I saw it yesterday at a Hobbit Marathon (all three movies back to back). I will not disclose any spoilers and will tell you that there are several deviations from the book. If you suspend the need to follow the book, it flows as a well put together movie. It attempts to explain some “gaps” and does well to close most of them.
I saw it in IMAX 3D was pleased with the overall look and feel of the movie. Lots of action, but it did seem to have a bit of a “jumpy” or “disjointed” feel to it by running between multiple plot threads at the same time.
Some movie time was wasted on the development of third level characters. It did not have the whimsical feel that the 2nd movie suffered from.
Is it true that there is a 45 minute battle scene in CGI?
I give it two and an half stars out of four. I saw the movie in 3D/HFR format/extreme screen.
The Battle of the Five Armies is the last chapter in the Hobbit film saga and Peter Jacksons relationship with the Tolkien Estate, assuming the Silmarilion is never made and Jackson is not involved. Overall the series has been good. I think the things that Jackson has been really good at is when Jackson has stuck with the novel, almost verbatim. The best sequence in the series was definitely the Riddles in the Dark sequence in the first one. Anything with Smaug has been good. I think Richard Armitage has been great as Thorin and Martin Freeman as Bilbo. Howard Shore has continued his excellent soundtracks for The Lord of Rings.

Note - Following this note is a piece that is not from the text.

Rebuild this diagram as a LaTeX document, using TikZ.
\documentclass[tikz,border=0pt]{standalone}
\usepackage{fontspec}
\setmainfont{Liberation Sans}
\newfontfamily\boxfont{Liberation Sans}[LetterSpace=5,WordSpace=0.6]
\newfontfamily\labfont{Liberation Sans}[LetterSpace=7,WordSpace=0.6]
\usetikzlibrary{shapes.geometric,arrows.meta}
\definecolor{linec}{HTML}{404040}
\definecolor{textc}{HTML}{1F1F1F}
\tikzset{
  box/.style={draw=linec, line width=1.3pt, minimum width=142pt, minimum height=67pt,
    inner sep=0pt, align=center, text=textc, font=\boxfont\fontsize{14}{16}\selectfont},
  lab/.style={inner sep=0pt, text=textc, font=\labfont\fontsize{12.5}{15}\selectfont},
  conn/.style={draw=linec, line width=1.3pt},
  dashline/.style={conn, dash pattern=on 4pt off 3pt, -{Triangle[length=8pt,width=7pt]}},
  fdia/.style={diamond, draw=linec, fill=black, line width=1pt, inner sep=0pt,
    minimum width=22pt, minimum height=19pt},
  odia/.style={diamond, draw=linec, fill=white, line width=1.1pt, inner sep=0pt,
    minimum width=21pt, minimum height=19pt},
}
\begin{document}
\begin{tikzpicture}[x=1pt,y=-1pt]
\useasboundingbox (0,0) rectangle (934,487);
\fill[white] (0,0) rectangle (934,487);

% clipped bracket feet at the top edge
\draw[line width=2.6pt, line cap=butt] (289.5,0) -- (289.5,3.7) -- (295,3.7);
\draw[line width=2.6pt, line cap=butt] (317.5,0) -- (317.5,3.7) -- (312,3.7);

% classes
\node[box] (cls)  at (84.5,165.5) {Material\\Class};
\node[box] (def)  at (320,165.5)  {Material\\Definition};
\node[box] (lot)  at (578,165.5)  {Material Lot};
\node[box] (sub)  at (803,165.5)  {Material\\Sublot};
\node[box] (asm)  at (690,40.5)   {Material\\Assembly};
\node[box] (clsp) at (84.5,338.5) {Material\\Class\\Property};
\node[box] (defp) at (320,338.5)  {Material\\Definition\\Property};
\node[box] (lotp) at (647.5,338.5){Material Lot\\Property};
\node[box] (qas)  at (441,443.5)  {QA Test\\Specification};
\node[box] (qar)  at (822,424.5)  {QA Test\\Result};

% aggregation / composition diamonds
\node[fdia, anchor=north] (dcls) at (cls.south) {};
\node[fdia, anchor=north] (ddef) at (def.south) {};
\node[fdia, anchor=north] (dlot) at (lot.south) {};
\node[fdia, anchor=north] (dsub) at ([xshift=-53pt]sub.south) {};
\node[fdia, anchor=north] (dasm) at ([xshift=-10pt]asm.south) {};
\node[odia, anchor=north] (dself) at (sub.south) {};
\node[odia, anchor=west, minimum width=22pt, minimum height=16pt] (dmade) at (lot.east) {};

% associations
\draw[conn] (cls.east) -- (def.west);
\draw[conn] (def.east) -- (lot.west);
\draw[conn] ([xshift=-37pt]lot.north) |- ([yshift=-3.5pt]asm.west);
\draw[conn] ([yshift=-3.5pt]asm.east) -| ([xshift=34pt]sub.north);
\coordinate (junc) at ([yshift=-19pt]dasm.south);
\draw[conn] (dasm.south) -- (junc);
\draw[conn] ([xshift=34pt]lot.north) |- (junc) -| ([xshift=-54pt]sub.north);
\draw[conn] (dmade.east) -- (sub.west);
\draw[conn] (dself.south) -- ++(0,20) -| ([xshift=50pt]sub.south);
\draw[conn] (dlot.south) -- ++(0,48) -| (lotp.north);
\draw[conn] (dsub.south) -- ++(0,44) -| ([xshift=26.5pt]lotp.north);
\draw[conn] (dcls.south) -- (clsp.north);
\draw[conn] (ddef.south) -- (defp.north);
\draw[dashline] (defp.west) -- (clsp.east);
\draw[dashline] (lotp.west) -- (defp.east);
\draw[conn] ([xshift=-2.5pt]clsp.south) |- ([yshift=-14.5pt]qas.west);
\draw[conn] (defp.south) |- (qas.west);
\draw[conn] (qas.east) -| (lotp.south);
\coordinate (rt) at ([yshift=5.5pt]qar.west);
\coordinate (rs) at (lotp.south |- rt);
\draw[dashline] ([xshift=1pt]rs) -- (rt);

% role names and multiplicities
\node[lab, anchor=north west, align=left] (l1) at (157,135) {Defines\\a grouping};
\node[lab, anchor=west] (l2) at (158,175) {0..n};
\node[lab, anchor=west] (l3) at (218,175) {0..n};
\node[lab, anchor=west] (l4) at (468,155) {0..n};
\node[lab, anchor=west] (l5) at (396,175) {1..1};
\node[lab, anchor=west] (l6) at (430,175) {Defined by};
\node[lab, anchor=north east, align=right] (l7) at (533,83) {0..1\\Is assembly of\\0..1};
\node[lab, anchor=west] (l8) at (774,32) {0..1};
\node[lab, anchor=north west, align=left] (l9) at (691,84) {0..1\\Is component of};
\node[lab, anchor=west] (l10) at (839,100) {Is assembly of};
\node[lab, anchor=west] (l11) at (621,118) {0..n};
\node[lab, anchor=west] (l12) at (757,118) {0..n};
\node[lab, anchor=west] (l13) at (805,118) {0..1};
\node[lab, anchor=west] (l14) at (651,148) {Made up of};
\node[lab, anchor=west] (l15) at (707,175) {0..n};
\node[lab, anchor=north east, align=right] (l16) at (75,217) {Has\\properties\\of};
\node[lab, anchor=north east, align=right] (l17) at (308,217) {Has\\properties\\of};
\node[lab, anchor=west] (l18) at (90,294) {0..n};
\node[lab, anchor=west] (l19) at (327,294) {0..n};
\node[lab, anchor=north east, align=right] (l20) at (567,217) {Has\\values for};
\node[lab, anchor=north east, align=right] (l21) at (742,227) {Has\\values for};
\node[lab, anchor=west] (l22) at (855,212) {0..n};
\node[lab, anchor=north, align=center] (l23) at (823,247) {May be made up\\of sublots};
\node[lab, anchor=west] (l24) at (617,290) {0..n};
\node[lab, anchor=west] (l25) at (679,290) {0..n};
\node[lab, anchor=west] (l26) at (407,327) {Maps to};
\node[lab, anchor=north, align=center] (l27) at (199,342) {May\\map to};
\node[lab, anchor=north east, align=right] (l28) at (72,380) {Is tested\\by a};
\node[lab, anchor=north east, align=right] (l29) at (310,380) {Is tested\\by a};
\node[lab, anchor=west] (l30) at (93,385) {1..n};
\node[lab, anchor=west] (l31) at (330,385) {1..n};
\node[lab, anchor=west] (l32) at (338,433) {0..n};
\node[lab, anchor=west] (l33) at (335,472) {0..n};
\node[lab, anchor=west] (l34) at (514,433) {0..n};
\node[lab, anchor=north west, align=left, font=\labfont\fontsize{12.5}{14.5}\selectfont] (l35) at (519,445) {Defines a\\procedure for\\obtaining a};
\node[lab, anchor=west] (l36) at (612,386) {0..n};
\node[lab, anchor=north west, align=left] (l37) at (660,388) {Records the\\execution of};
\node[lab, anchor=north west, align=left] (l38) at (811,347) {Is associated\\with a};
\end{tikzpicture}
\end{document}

There is some good and bad in this movie, mostly good. Jackson gets high marks for putting the event of the Battle and the conflict with Thorin in the movie. People may complain about the CGI, but I am not sure how one would effectively film a battle sequences, the battling mountains in the first one, the Trolls, and of course, Smaug the Magnificent.

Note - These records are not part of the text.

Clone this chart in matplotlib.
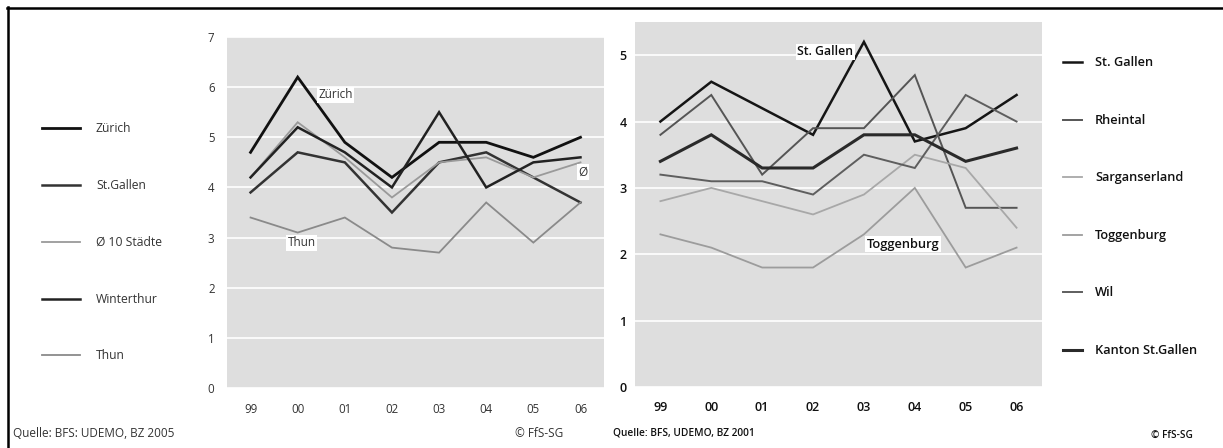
import matplotlib
matplotlib.use("Agg")
import matplotlib.pyplot as plt
from matplotlib.lines import Line2D

plt.rcParams['font.family'] = ['Open Sans', 'DejaVu Sans']

# left chart: cities 1999-2006
years = ["99", "00", "01", "02", "03", "04", "05", "06"]
zuerich = [4.7, 6.2, 4.9, 4.2, 4.9, 4.9, 4.6, 5.0]
stgallen = [3.9, 4.7, 4.5, 3.5, 4.5, 4.7, 4.2, 3.7]
staedte10 = [4.2, 5.3, 4.6, 3.8, 4.5, 4.6, 4.2, 4.5]
winterthur = [4.2, 5.2, 4.7, 4.0, 5.5, 4.0, 4.5, 4.6]
thun = [3.4, 3.1, 3.4, 2.8, 2.7, 3.7, 2.9, 3.7]

left_names = ["Zürich", "St.Gallen", "Ø 10 Städte", "Winterthur", "Thun"]
left_series = [zuerich, stgallen, staedte10, winterthur, thun]
left_colors = ["#111111", "#333333", "#9a9a9a", "#222222", "#8a8a8a"]
left_widths = [2.0, 1.8, 1.3, 1.8, 1.3]

# right chart: regions of canton St.Gallen
r_stgallen = [4.0, 4.6, 4.2, 3.8, 5.2, 3.7, 3.9, 4.4]
rheintal = [3.8, 4.4, 3.2, 3.9, 3.9, 4.7, 2.7, 2.7]
sarganserland = [2.8, 3.0, 2.8, 2.6, 2.9, 3.5, 3.3, 2.4]
toggenburg = [2.3, 2.1, 1.8, 1.8, 2.3, 3.0, 1.8, 2.1]
wil = [3.2, 3.1, 3.1, 2.9, 3.5, 3.3, 4.4, 4.0]
kanton = [3.4, 3.8, 3.3, 3.3, 3.8, 3.8, 3.4, 3.6]

right_names = ["St. Gallen", "Rheintal", "Sarganserland", "Toggenburg", "Wil", "Kanton St.Gallen"]
right_series = [r_stgallen, rheintal, sarganserland, toggenburg, wil, kanton]
right_colors = ["#151515", "#555555", "#a8a8a8", "#9c9c9c", "#5e5e5e", "#2a2a2a"]
right_widths = [1.8, 1.4, 1.3, 1.3, 1.4, 2.2]

fig = plt.figure(figsize=(12.23, 4.48), dpi=100)
bg = "#dedede"

ax1 = fig.add_axes([0.1856, 0.1339, 0.3083, 0.7835])
ax2 = fig.add_axes([0.5192, 0.1362, 0.3328, 0.8147])

x = list(range(len(years)))

for ax, series, colors, widths in [(ax1, left_series, left_colors, left_widths),
                                   (ax2, right_series, right_colors, right_widths)]:
    ax.set_facecolor(bg)
    for s, c, w in zip(series, colors, widths):
        ax.plot(x, s, color=c, lw=w, solid_joinstyle='miter')
    ax.set_xlim(-0.5, 7.5)
    ax.set_xticks(x)
    ax.set_xticklabels(years)
    ax.grid(axis='y', color='white', lw=1.2)
    ax.set_axisbelow(True)
    for sp in ax.spines.values():
        sp.set_visible(False)
    ax.tick_params(length=0)

ax1.set_ylim(0, 7)
ax1.set_yticks(range(8))
ax1.tick_params(axis='both', labelsize=8.3, colors='#333333')
ax1.tick_params(axis='x', pad=11)
ax1.tick_params(axis='y', pad=9)

ax2.set_ylim(0, 5.5)
ax2.set_yticks(range(6))
ax2.tick_params(axis='both', labelsize=9, colors='#111111')
ax2.tick_params(axis='x', pad=10)
ax2.tick_params(axis='y', pad=6)
for t in ax2.get_xticklabels() + ax2.get_yticklabels():
    t.set_fontweight('semibold')

box = dict(facecolor='white', edgecolor='none', pad=1)
ax1.text(1.8, 5.85, "Zürich", fontsize=8.5, color='#333333', ha='center', va='center', bbox=box)
ax1.text(1.08, 2.9, "Thun", fontsize=8.5, color='#333333', ha='center', va='center', bbox=box)
ax1.text(7.05, 4.3, "Ø", fontsize=8.5, color='#333333', ha='center', va='center', bbox=box)
ax2.text(3.24, 5.05, "St. Gallen", fontsize=8.8, color='#111111', ha='center', va='center',
         fontweight='semibold', bbox=box)
ax2.text(4.77, 2.15, "Toggenburg", fontsize=9.3, color='#111111', ha='center', va='center',
         fontweight='semibold', bbox=box)

# legends (drawn by hand in figure pixels)
W, H = 1223.0, 448.0
left_ys = [128, 185, 242, 299, 355]
for name, c, w, y in zip(left_names, left_colors, left_widths, left_ys):
    fig.add_artist(Line2D([42 / W, 80 / W], [1 - y / H, 1 - y / H], color=c, lw=w))
    fig.text(96 / W, 1 - y / H, name, fontsize=8.7, color='#333333', va='center')

right_ys = [62, 120, 177, 235, 292, 350]
for name, c, w, y in zip(right_names, right_colors, right_widths, right_ys):
    fig.add_artist(Line2D([1063 / W, 1082 / W], [1 - y / H, 1 - y / H], color=c, lw=w))
    fig.text(1095 / W, 1 - y / H, name, fontsize=9.2, color='#111111', va='center',
             fontweight='semibold')

# footers
fig.text(13 / W, 1 - 433 / H, "Quelle: BFS: UDEMO, BZ 2005", fontsize=8.5, color='#333333', va='center')
fig.text(563 / W, 1 - 433 / H, "© FfS-SG", fontsize=8.5, color='#333333', va='center', ha='right')
fig.text(613 / W, 1 - 433 / H, "Quelle: BFS, UDEMO, BZ 2001", fontsize=7.3, color='#111111',
         va='center', fontweight='semibold')
fig.text(1193 / W, 1 - 435 / H, "© FfS-SG", fontsize=7.2, color='#111111', va='center', ha='right',
         fontweight='semibold')

# frame lines
fig.add_artist(Line2D([7 / W, 1], [1 - 8 / H, 1 - 8 / H], color='black', lw=1.8))
fig.add_artist(Line2D([8 / W, 8 / W], [0, 1 - 7 / H], color='black', lw=1.8))

fig.savefig("out.png", dpi=100)
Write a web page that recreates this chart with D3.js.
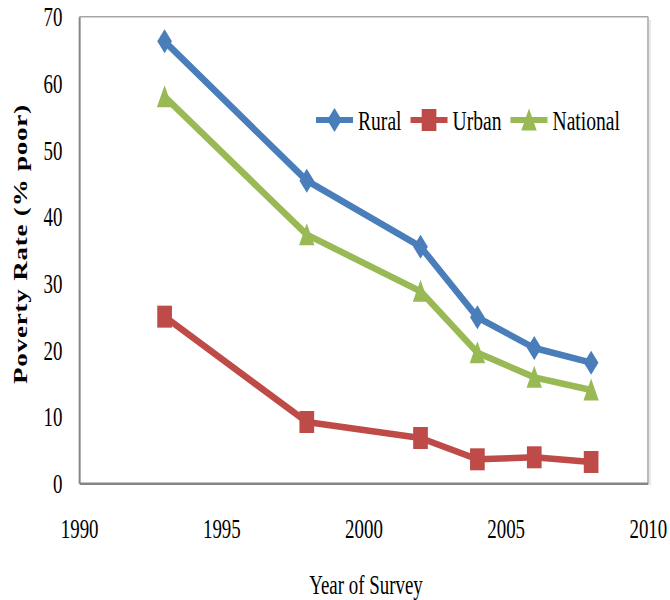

The attack by Smaug on Laketown was classic and appeared straight from the novel. The final battle is long but never boring. The final conflict, not in the Tolkien story, among Thorin and Azog; Bolg and Legolas is not bad per se, but the ninja fighting scenes got old and it went on too long. The rescue of Gandalf the Grey from Dol Guldor was almost a tribute to Jackson himself. It really wasnt bad, it just seemed almost out of place.

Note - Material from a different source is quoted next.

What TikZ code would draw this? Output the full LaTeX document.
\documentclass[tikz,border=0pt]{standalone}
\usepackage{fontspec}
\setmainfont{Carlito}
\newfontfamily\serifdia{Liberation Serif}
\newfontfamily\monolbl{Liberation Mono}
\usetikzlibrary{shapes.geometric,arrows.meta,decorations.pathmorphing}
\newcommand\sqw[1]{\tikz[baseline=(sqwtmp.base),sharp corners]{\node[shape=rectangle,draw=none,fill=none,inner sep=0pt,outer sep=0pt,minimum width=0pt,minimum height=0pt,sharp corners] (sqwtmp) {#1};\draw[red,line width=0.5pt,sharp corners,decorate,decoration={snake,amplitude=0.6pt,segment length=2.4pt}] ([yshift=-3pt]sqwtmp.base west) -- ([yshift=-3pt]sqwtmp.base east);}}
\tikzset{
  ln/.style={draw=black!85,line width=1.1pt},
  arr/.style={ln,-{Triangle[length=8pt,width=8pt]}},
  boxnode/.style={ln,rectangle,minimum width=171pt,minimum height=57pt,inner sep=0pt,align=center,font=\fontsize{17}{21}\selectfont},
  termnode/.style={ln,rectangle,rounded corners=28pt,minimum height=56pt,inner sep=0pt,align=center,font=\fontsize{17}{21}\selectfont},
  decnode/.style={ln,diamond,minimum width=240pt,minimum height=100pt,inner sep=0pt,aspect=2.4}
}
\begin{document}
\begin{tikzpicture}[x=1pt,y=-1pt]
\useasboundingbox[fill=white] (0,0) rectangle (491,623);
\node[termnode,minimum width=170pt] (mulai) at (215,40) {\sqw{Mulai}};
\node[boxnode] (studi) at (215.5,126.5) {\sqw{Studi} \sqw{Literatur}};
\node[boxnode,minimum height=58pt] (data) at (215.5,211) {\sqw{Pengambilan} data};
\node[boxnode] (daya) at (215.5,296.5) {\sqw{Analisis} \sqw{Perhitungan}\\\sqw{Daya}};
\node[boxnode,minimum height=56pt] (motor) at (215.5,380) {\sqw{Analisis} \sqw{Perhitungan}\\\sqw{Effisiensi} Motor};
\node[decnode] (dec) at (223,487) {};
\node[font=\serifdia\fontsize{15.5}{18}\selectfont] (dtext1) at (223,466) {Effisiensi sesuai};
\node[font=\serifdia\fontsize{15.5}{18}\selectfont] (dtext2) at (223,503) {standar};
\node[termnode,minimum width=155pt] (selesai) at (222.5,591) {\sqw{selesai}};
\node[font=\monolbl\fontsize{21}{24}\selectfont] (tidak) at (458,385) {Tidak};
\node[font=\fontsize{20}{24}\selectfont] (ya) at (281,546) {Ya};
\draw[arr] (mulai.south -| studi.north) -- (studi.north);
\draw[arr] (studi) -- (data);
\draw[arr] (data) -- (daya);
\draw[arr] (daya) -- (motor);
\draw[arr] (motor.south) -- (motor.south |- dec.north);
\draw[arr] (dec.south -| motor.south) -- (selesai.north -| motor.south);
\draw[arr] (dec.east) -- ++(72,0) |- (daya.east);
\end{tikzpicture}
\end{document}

Jackson has taken advantage of the Appendices that the Tolkien Estate sold when it sold the rights to the Lord of the Rings. Also, Jackson has managed to incorporate material from The Unfinished Tales. There is a storyline in BOFA that implies Jackson may have borrowed from the Simarillion. This storyline to me was part of the bad it did not really add anything and it introduced something that can never be fully explored.
The relationship between Tauriel and Fili grows, but it is not really a central point of the movie. I am not really sure why the controversy. Tauriel is really not much different from Eoywen from the Lord of the Rings. I wonder how people who have reacted if W.H. Auden had been alive and sent Peter Jackson letter complaining of the relationship between the two.
The politics of this movie is non-existent, but it seems to endorse limited government. Laketown is run by a Statist who has impoverished his own people to benefit of himself and his cronies. The government spies on its own people and has a bureaucracy that would not even allow a man to bring in fish without a permit. It also shows the dangers of absolute monarchs.
There were two scenes left out of the movie I expected to see, maybe they will be put in the directors cut. One of the scenes involves Thorin and I thought in the novel it was touching, but it also demonstrated one of the themes of the Hobbit novel. The other scene would have tied in one of the best known characters of the series, making it truly a prequel. Given that the movie starts and finishes strong, with some issue in between, I recommend people see it in the theatre on the large screen.